- Records from a data collection:
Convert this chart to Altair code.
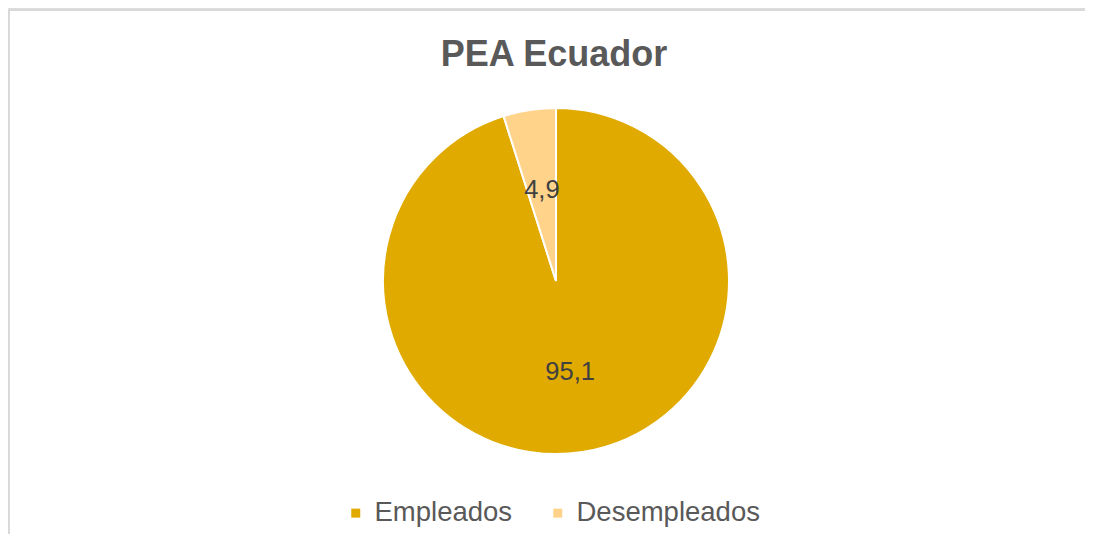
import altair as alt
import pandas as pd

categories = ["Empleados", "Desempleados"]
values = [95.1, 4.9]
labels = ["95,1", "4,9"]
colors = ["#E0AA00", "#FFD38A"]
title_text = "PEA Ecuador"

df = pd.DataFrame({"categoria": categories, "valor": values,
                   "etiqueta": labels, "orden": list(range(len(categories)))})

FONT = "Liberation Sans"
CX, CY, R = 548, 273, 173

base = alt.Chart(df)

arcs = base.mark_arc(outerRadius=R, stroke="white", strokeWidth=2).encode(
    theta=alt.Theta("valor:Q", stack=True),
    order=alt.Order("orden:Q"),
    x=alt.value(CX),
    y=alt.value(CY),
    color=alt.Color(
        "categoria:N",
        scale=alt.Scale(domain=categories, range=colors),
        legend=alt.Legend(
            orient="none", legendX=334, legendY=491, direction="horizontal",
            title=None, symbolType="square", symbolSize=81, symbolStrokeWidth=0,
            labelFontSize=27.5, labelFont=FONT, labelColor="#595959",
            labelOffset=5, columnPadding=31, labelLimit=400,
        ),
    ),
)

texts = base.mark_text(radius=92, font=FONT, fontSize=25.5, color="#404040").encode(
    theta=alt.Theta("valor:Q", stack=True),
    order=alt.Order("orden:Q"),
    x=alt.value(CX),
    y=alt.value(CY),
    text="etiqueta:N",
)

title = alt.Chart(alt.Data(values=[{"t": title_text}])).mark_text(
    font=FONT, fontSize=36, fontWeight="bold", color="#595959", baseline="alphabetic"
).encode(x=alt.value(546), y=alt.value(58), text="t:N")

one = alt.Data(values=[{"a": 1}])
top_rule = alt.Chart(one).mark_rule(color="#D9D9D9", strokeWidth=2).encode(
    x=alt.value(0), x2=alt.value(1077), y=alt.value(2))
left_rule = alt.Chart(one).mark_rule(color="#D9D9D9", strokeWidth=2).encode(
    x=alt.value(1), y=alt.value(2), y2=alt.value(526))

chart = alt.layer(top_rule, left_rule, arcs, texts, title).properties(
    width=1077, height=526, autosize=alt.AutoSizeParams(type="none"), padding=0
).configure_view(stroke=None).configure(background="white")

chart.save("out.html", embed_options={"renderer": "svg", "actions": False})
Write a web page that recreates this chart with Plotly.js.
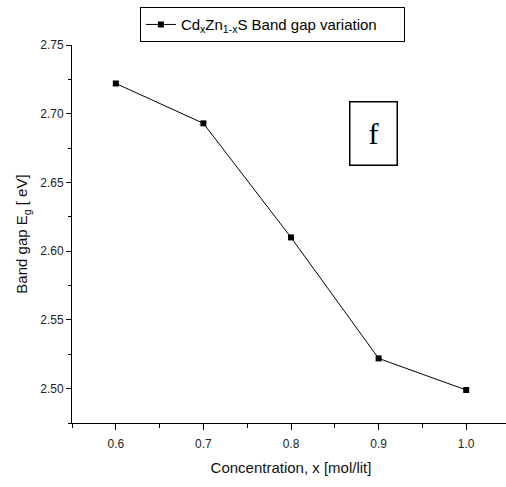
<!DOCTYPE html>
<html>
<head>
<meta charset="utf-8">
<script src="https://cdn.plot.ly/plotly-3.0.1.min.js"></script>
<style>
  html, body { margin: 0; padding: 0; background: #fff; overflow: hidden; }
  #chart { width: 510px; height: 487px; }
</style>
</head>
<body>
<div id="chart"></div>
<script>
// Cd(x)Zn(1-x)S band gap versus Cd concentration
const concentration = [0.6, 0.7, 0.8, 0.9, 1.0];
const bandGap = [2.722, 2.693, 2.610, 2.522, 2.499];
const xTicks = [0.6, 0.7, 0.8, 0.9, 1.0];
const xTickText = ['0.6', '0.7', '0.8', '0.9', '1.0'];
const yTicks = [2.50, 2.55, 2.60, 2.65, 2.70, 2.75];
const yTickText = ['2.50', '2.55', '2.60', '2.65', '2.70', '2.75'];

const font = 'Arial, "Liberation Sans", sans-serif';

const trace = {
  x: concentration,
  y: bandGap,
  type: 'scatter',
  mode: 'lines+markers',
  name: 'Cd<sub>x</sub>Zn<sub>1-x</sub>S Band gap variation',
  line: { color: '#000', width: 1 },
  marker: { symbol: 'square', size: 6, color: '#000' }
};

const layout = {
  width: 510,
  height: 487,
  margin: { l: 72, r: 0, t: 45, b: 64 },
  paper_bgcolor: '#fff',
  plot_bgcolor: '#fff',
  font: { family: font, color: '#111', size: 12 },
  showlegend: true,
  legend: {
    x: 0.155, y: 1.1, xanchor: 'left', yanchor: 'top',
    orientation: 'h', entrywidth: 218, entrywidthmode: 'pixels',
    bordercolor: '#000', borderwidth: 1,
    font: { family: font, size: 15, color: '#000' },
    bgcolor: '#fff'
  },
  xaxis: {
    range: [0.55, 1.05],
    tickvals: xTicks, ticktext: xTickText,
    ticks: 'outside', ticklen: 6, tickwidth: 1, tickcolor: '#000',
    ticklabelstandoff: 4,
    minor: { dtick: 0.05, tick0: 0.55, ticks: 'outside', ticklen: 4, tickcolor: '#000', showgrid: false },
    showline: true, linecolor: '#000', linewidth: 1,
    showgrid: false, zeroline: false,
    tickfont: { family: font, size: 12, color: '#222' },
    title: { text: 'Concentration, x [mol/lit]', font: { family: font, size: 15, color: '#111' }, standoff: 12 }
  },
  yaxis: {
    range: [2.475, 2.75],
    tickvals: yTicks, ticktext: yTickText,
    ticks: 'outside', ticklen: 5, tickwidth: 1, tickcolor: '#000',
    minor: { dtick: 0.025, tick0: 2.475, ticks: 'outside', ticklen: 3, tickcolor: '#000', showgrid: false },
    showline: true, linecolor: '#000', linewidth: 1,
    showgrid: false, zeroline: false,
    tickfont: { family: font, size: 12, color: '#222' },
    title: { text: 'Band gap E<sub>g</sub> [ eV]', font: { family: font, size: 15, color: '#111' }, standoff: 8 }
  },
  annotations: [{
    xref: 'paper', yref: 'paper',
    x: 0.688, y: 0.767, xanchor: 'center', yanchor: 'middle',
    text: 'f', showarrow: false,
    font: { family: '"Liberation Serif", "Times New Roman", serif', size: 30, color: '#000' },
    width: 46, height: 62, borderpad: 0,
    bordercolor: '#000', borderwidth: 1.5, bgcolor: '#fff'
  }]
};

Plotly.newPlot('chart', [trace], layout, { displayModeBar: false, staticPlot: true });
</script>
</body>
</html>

- Exercise aim: What comes back should match the records exactly, minus any pictures.

- Worked answer:
Convert this chart to Altair code.
import altair as alt
import pandas as pd

categories = ["Empleados", "Desempleados"]
values = [95.1, 4.9]
labels = ["95,1", "4,9"]
colors = ["#E0AA00", "#FFD38A"]
title_text = "PEA Ecuador"

df = pd.DataFrame({"categoria": categories, "valor": values,
                   "etiqueta": labels, "orden": list(range(len(categories)))})

FONT = "Liberation Sans"
CX, CY, R = 548, 273, 173

base = alt.Chart(df)

arcs = base.mark_arc(outerRadius=R, stroke="white", strokeWidth=2).encode(
    theta=alt.Theta("valor:Q", stack=True),
    order=alt.Order("orden:Q"),
    x=alt.value(CX),
    y=alt.value(CY),
    color=alt.Color(
        "categoria:N",
        scale=alt.Scale(domain=categories, range=colors),
        legend=alt.Legend(
            orient="none", legendX=334, legendY=491, direction="horizontal",
            title=None, symbolType="square", symbolSize=81, symbolStrokeWidth=0,
            labelFontSize=27.5, labelFont=FONT, labelColor="#595959",
            labelOffset=5, columnPadding=31, labelLimit=400,
        ),
    ),
)

texts = base.mark_text(radius=92, font=FONT, fontSize=25.5, color="#404040").encode(
    theta=alt.Theta("valor:Q", stack=True),
    order=alt.Order("orden:Q"),
    x=alt.value(CX),
    y=alt.value(CY),
    text="etiqueta:N",
)

title = alt.Chart(alt.Data(values=[{"t": title_text}])).mark_text(
    font=FONT, fontSize=36, fontWeight="bold", color="#595959", baseline="alphabetic"
).encode(x=alt.value(546), y=alt.value(58), text="t:N")

one = alt.Data(values=[{"a": 1}])
top_rule = alt.Chart(one).mark_rule(color="#D9D9D9", strokeWidth=2).encode(
    x=alt.value(0), x2=alt.value(1077), y=alt.value(2))
left_rule = alt.Chart(one).mark_rule(color="#D9D9D9", strokeWidth=2).encode(
    x=alt.value(1), y=alt.value(2), y2=alt.value(526))

chart = alt.layer(top_rule, left_rule, arcs, texts, title).properties(
    width=1077, height=526, autosize=alt.AutoSizeParams(type="none"), padding=0
).configure_view(stroke=None).configure(background="white")

chart.save("out.html", embed_options={"renderer": "svg", "actions": False})
Write a web page that recreates this chart with Plotly.js.
<!DOCTYPE html>
<html>
<head>
<meta charset="utf-8">
<script src="https://cdn.plot.ly/plotly-3.0.1.min.js"></script>
<style>
  html, body { margin: 0; padding: 0; background: #fff; overflow: hidden; }
  #chart { width: 510px; height: 487px; }
</style>
</head>
<body>
<div id="chart"></div>
<script>
// Cd(x)Zn(1-x)S band gap versus Cd concentration
const concentration = [0.6, 0.7, 0.8, 0.9, 1.0];
const bandGap = [2.722, 2.693, 2.610, 2.522, 2.499];
const xTicks = [0.6, 0.7, 0.8, 0.9, 1.0];
const xTickText = ['0.6', '0.7', '0.8', '0.9', '1.0'];
const yTicks = [2.50, 2.55, 2.60, 2.65, 2.70, 2.75];
const yTickText = ['2.50', '2.55', '2.60', '2.65', '2.70', '2.75'];

const font = 'Arial, "Liberation Sans", sans-serif';

const trace = {
  x: concentration,
  y: bandGap,
  type: 'scatter',
  mode: 'lines+markers',
  name: 'Cd<sub>x</sub>Zn<sub>1-x</sub>S Band gap variation',
  line: { color: '#000', width: 1 },
  marker: { symbol: 'square', size: 6, color: '#000' }
};

const layout = {
  width: 510,
  height: 487,
  margin: { l: 72, r: 0, t: 45, b: 64 },
  paper_bgcolor: '#fff',
  plot_bgcolor: '#fff',
  font: { family: font, color: '#111', size: 12 },
  showlegend: true,
  legend: {
    x: 0.155, y: 1.1, xanchor: 'left', yanchor: 'top',
    orientation: 'h', entrywidth: 218, entrywidthmode: 'pixels',
    bordercolor: '#000', borderwidth: 1,
    font: { family: font, size: 15, color: '#000' },
    bgcolor: '#fff'
  },
  xaxis: {
    range: [0.55, 1.05],
    tickvals: xTicks, ticktext: xTickText,
    ticks: 'outside', ticklen: 6, tickwidth: 1, tickcolor: '#000',
    ticklabelstandoff: 4,
    minor: { dtick: 0.05, tick0: 0.55, ticks: 'outside', ticklen: 4, tickcolor: '#000', showgrid: false },
    showline: true, linecolor: '#000', linewidth: 1,
    showgrid: false, zeroline: false,
    tickfont: { family: font, size: 12, color: '#222' },
    title: { text: 'Concentration, x [mol/lit]', font: { family: font, size: 15, color: '#111' }, standoff: 12 }
  },
  yaxis: {
    range: [2.475, 2.75],
    tickvals: yTicks, ticktext: yTickText,
    ticks: 'outside', ticklen: 5, tickwidth: 1, tickcolor: '#000',
    minor: { dtick: 0.025, tick0: 2.475, ticks: 'outside', ticklen: 3, tickcolor: '#000', showgrid: false },
    showline: true, linecolor: '#000', linewidth: 1,
    showgrid: false, zeroline: false,
    tickfont: { family: font, size: 12, color: '#222' },
    title: { text: 'Band gap E<sub>g</sub> [ eV]', font: { family: font, size: 15, color: '#111' }, standoff: 8 }
  },
  annotations: [{
    xref: 'paper', yref: 'paper',
    x: 0.688, y: 0.767, xanchor: 'center', yanchor: 'middle',
    text: 'f', showarrow: false,
    font: { family: '"Liberation Serif", "Times New Roman", serif', size: 30, color: '#000' },
    width: 46, height: 62, borderpad: 0,
    bordercolor: '#000', borderwidth: 1.5, bgcolor: '#fff'
  }]
};

Plotly.newPlot('chart', [trace], layout, { displayModeBar: false, staticPlot: true });
</script>
</body>
</html>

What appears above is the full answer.